-- Begin Dataset section --
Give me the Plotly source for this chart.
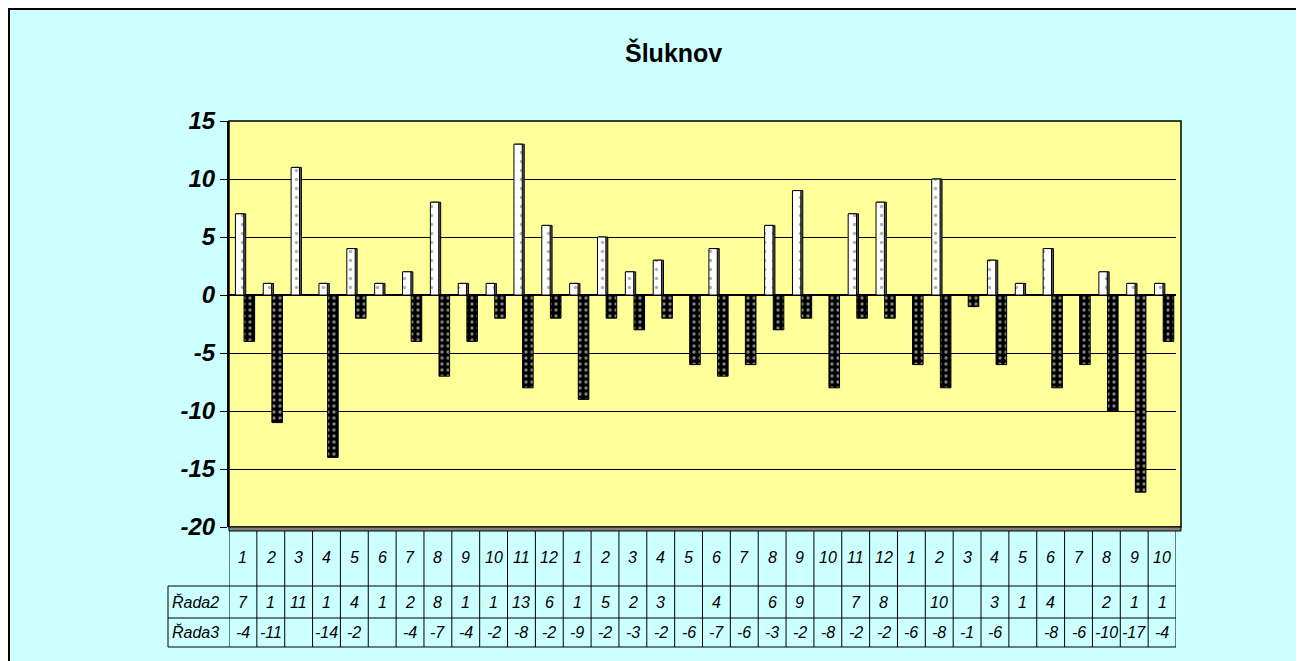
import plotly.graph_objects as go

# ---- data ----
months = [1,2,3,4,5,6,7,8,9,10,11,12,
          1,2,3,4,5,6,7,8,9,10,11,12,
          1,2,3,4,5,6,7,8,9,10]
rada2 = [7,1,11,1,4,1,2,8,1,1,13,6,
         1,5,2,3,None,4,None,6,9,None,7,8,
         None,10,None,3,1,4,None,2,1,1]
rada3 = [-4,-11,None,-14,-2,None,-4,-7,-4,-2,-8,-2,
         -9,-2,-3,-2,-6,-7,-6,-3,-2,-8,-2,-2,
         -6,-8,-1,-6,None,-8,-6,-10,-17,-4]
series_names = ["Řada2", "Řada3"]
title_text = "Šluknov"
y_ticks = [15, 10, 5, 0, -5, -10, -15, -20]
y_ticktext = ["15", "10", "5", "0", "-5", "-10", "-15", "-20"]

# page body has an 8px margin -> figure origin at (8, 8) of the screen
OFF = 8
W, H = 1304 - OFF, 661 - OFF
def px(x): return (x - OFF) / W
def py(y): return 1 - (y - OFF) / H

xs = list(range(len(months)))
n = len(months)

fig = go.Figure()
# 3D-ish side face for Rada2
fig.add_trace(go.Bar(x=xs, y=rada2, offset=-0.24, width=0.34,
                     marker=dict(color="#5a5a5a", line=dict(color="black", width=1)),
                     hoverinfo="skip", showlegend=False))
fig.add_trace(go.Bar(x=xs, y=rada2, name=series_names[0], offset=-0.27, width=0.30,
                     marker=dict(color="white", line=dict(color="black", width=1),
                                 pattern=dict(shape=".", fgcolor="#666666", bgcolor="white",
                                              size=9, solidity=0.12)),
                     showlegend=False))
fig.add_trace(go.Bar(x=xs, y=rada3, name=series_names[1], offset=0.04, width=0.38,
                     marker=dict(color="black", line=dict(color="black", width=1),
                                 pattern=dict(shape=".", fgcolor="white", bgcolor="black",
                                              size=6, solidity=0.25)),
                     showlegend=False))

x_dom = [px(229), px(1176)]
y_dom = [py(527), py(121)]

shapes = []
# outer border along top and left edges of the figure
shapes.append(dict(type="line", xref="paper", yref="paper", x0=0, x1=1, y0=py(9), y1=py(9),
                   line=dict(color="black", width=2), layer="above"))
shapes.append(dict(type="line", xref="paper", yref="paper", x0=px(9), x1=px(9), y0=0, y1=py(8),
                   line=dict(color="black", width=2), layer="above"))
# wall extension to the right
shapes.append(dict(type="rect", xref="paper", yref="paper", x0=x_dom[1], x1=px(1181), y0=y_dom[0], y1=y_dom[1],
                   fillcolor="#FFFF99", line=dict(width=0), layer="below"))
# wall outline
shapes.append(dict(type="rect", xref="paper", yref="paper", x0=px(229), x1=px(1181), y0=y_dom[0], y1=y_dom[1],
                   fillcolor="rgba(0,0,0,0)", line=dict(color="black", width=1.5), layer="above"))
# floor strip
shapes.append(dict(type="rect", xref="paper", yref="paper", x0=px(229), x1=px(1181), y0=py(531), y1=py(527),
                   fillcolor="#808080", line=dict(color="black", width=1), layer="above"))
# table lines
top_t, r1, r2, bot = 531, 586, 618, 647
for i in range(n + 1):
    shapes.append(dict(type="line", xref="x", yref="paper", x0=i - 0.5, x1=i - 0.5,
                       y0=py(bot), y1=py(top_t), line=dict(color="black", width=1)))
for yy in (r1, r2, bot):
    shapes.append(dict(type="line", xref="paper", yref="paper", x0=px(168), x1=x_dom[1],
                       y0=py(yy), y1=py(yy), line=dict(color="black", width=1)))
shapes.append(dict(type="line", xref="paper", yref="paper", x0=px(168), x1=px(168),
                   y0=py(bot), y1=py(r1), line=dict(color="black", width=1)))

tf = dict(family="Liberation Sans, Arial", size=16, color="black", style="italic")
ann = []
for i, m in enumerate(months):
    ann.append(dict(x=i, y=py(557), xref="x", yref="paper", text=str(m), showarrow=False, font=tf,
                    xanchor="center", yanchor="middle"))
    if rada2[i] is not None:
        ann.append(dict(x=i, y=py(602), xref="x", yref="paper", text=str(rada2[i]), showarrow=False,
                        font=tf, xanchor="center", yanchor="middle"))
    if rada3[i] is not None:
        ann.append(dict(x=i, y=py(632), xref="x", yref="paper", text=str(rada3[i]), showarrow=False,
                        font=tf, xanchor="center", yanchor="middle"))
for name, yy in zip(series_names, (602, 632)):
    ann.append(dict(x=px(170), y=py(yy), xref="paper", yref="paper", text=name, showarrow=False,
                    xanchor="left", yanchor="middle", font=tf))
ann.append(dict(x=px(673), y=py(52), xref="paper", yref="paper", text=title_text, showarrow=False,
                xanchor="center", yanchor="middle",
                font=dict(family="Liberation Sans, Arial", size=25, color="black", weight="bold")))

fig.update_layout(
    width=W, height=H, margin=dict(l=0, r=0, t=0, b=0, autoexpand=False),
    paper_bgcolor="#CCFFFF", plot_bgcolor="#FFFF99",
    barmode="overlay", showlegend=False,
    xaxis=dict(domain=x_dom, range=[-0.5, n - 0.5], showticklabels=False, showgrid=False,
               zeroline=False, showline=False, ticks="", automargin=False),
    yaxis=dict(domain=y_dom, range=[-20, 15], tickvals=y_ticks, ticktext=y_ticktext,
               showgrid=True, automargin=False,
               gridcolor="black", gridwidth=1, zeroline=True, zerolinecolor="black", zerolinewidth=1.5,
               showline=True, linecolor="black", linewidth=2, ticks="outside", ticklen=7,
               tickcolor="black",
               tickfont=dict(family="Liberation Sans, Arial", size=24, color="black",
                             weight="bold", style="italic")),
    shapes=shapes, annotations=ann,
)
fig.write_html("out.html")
-- End Dataset section --
▶ _Stated exercise_: Each line of the data should be quoted exactly, with pictures left out.

▶ _Task output_:
Give me the Plotly source for this chart.
import plotly.graph_objects as go

# ---- data ----
months = [1,2,3,4,5,6,7,8,9,10,11,12,
          1,2,3,4,5,6,7,8,9,10,11,12,
          1,2,3,4,5,6,7,8,9,10]
rada2 = [7,1,11,1,4,1,2,8,1,1,13,6,
         1,5,2,3,None,4,None,6,9,None,7,8,
         None,10,None,3,1,4,None,2,1,1]
rada3 = [-4,-11,None,-14,-2,None,-4,-7,-4,-2,-8,-2,
         -9,-2,-3,-2,-6,-7,-6,-3,-2,-8,-2,-2,
         -6,-8,-1,-6,None,-8,-6,-10,-17,-4]
series_names = ["Řada2", "Řada3"]
title_text = "Šluknov"
y_ticks = [15, 10, 5, 0, -5, -10, -15, -20]
y_ticktext = ["15", "10", "5", "0", "-5", "-10", "-15", "-20"]

# page body has an 8px margin -> figure origin at (8, 8) of the screen
OFF = 8
W, H = 1304 - OFF, 661 - OFF
def px(x): return (x - OFF) / W
def py(y): return 1 - (y - OFF) / H

xs = list(range(len(months)))
n = len(months)

fig = go.Figure()
# 3D-ish side face for Rada2
fig.add_trace(go.Bar(x=xs, y=rada2, offset=-0.24, width=0.34,
                     marker=dict(color="#5a5a5a", line=dict(color="black", width=1)),
                     hoverinfo="skip", showlegend=False))
fig.add_trace(go.Bar(x=xs, y=rada2, name=series_names[0], offset=-0.27, width=0.30,
                     marker=dict(color="white", line=dict(color="black", width=1),
                                 pattern=dict(shape=".", fgcolor="#666666", bgcolor="white",
                                              size=9, solidity=0.12)),
                     showlegend=False))
fig.add_trace(go.Bar(x=xs, y=rada3, name=series_names[1], offset=0.04, width=0.38,
                     marker=dict(color="black", line=dict(color="black", width=1),
                                 pattern=dict(shape=".", fgcolor="white", bgcolor="black",
                                              size=6, solidity=0.25)),
                     showlegend=False))

x_dom = [px(229), px(1176)]
y_dom = [py(527), py(121)]

shapes = []
# outer border along top and left edges of the figure
shapes.append(dict(type="line", xref="paper", yref="paper", x0=0, x1=1, y0=py(9), y1=py(9),
                   line=dict(color="black", width=2), layer="above"))
shapes.append(dict(type="line", xref="paper", yref="paper", x0=px(9), x1=px(9), y0=0, y1=py(8),
                   line=dict(color="black", width=2), layer="above"))
# wall extension to the right
shapes.append(dict(type="rect", xref="paper", yref="paper", x0=x_dom[1], x1=px(1181), y0=y_dom[0], y1=y_dom[1],
                   fillcolor="#FFFF99", line=dict(width=0), layer="below"))
# wall outline
shapes.append(dict(type="rect", xref="paper", yref="paper", x0=px(229), x1=px(1181), y0=y_dom[0], y1=y_dom[1],
                   fillcolor="rgba(0,0,0,0)", line=dict(color="black", width=1.5), layer="above"))
# floor strip
shapes.append(dict(type="rect", xref="paper", yref="paper", x0=px(229), x1=px(1181), y0=py(531), y1=py(527),
                   fillcolor="#808080", line=dict(color="black", width=1), layer="above"))
# table lines
top_t, r1, r2, bot = 531, 586, 618, 647
for i in range(n + 1):
    shapes.append(dict(type="line", xref="x", yref="paper", x0=i - 0.5, x1=i - 0.5,
                       y0=py(bot), y1=py(top_t), line=dict(color="black", width=1)))
for yy in (r1, r2, bot):
    shapes.append(dict(type="line", xref="paper", yref="paper", x0=px(168), x1=x_dom[1],
                       y0=py(yy), y1=py(yy), line=dict(color="black", width=1)))
shapes.append(dict(type="line", xref="paper", yref="paper", x0=px(168), x1=px(168),
                   y0=py(bot), y1=py(r1), line=dict(color="black", width=1)))

tf = dict(family="Liberation Sans, Arial", size=16, color="black", style="italic")
ann = []
for i, m in enumerate(months):
    ann.append(dict(x=i, y=py(557), xref="x", yref="paper", text=str(m), showarrow=False, font=tf,
                    xanchor="center", yanchor="middle"))
    if rada2[i] is not None:
        ann.append(dict(x=i, y=py(602), xref="x", yref="paper", text=str(rada2[i]), showarrow=False,
                        font=tf, xanchor="center", yanchor="middle"))
    if rada3[i] is not None:
        ann.append(dict(x=i, y=py(632), xref="x", yref="paper", text=str(rada3[i]), showarrow=False,
                        font=tf, xanchor="center", yanchor="middle"))
for name, yy in zip(series_names, (602, 632)):
    ann.append(dict(x=px(170), y=py(yy), xref="paper", yref="paper", text=name, showarrow=False,
                    xanchor="left", yanchor="middle", font=tf))
ann.append(dict(x=px(673), y=py(52), xref="paper", yref="paper", text=title_text, showarrow=False,
                xanchor="center", yanchor="middle",
                font=dict(family="Liberation Sans, Arial", size=25, color="black", weight="bold")))

fig.update_layout(
    width=W, height=H, margin=dict(l=0, r=0, t=0, b=0, autoexpand=False),
    paper_bgcolor="#CCFFFF", plot_bgcolor="#FFFF99",
    barmode="overlay", showlegend=False,
    xaxis=dict(domain=x_dom, range=[-0.5, n - 0.5], showticklabels=False, showgrid=False,
               zeroline=False, showline=False, ticks="", automargin=False),
    yaxis=dict(domain=y_dom, range=[-20, 15], tickvals=y_ticks, ticktext=y_ticktext,
               showgrid=True, automargin=False,
               gridcolor="black", gridwidth=1, zeroline=True, zerolinecolor="black", zerolinewidth=1.5,
               showline=True, linecolor="black", linewidth=2, ticks="outside", ticklen=7,
               tickcolor="black",
               tickfont=dict(family="Liberation Sans, Arial", size=24, color="black",
                             weight="bold", style="italic")),
    shapes=shapes, annotations=ann,
)
fig.write_html("out.html")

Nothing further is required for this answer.